= REQUIRED TASK =
Return the lines that follow, exactly as they appear, from the first through the one containing "in zip(years, month_nums)]"; no pictures are to be included.

--- start of DATA EXTRACT ---

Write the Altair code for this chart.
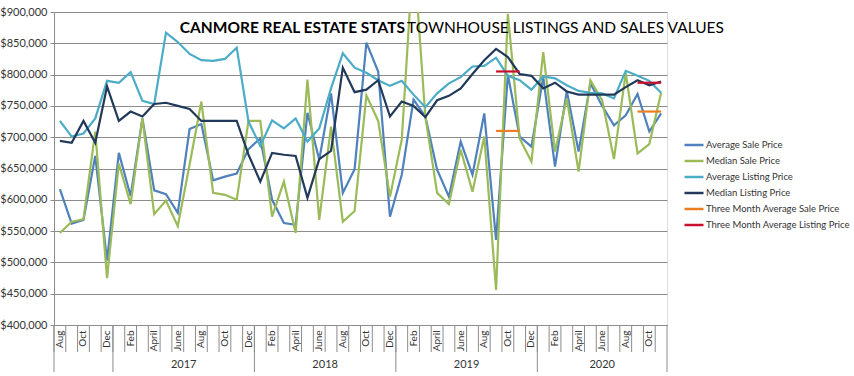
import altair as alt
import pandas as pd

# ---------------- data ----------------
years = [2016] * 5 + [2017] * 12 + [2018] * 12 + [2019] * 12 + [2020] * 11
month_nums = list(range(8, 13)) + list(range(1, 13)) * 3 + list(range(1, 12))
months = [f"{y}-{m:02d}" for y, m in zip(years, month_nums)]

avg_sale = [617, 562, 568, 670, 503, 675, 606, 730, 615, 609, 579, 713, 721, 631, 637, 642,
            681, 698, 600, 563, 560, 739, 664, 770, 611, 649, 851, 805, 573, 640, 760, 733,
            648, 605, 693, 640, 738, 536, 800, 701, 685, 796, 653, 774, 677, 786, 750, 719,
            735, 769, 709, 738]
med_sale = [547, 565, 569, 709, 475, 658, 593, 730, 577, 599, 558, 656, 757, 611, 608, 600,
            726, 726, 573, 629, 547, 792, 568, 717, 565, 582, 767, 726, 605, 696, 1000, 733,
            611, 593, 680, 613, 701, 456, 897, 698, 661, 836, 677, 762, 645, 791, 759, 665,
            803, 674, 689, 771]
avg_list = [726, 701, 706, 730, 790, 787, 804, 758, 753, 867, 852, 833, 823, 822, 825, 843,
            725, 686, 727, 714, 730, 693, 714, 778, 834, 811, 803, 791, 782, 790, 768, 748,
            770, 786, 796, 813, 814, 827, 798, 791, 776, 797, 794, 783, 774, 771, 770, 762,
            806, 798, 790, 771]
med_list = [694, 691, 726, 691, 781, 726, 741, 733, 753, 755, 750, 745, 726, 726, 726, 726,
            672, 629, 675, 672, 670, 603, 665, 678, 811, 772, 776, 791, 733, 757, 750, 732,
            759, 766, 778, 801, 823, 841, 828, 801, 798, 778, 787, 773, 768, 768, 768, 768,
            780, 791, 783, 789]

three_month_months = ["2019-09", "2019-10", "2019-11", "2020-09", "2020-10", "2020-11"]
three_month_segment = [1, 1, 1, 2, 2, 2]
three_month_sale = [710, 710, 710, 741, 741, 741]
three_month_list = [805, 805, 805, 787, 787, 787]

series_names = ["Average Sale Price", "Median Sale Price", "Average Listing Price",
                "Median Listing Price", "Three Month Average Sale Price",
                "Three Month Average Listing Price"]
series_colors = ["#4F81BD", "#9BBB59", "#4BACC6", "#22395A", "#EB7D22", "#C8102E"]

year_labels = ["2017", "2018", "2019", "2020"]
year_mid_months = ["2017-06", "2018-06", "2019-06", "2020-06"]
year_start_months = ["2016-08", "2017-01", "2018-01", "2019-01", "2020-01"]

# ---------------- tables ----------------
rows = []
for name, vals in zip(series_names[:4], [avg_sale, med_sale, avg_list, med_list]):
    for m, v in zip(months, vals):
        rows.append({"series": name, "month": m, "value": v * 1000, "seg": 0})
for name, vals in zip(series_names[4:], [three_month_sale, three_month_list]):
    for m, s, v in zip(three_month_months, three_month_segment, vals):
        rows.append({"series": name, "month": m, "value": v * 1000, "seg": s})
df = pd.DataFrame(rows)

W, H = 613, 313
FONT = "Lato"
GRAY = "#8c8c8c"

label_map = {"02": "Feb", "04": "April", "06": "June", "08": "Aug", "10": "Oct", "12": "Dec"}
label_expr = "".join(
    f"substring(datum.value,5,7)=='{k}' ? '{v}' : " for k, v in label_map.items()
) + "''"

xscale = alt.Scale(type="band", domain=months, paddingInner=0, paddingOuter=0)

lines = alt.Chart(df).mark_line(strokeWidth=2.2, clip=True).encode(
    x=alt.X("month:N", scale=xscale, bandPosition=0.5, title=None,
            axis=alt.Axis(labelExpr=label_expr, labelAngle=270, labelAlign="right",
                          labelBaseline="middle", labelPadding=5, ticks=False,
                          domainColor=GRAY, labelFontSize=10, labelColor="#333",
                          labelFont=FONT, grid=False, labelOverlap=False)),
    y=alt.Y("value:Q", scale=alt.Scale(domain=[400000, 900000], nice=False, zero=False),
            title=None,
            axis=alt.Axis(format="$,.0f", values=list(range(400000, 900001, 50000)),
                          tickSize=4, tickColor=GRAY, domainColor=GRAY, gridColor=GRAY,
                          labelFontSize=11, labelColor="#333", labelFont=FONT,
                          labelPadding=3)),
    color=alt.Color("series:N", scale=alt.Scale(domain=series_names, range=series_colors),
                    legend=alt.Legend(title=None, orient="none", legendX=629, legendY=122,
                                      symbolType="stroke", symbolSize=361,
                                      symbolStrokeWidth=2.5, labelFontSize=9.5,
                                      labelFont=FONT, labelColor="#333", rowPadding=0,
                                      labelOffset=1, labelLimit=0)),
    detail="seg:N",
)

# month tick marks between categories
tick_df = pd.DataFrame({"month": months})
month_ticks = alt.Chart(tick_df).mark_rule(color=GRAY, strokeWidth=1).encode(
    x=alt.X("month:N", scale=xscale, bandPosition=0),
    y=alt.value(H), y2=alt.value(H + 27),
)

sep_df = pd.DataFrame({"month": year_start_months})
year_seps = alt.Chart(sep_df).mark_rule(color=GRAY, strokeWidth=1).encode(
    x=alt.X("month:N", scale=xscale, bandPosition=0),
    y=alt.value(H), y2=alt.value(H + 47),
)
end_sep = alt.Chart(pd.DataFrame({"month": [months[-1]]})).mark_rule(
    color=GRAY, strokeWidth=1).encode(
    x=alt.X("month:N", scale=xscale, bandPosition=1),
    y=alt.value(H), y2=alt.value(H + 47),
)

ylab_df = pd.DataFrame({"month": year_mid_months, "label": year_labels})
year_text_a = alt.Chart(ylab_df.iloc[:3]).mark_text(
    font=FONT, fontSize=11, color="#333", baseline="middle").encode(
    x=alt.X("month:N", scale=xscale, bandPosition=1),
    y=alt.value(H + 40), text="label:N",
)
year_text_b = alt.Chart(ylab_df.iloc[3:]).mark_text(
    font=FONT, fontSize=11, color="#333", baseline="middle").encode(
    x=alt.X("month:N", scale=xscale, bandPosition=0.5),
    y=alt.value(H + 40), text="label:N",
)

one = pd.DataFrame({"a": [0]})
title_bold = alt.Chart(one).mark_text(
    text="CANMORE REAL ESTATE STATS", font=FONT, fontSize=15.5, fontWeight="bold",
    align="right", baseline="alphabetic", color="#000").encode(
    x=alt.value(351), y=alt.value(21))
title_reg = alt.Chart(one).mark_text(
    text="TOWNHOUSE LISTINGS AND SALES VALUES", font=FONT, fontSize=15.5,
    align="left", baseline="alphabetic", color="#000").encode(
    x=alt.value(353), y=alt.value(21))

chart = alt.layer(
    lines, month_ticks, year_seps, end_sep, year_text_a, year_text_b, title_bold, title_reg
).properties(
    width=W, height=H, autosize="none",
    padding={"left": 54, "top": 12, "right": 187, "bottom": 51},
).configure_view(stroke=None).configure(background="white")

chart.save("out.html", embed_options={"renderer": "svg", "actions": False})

--- end of DATA EXTRACT ---

= ANSWER TO THIS EXERCISE =
Write the Altair code for this chart.
import altair as alt
import pandas as pd

# ---------------- data ----------------
years = [2016] * 5 + [2017] * 12 + [2018] * 12 + [2019] * 12 + [2020] * 11
month_nums = list(range(8, 13)) + list(range(1, 13)) * 3 + list(range(1, 12))
months = [f"{y}-{m:02d}" for y, m in zip(years, month_nums)]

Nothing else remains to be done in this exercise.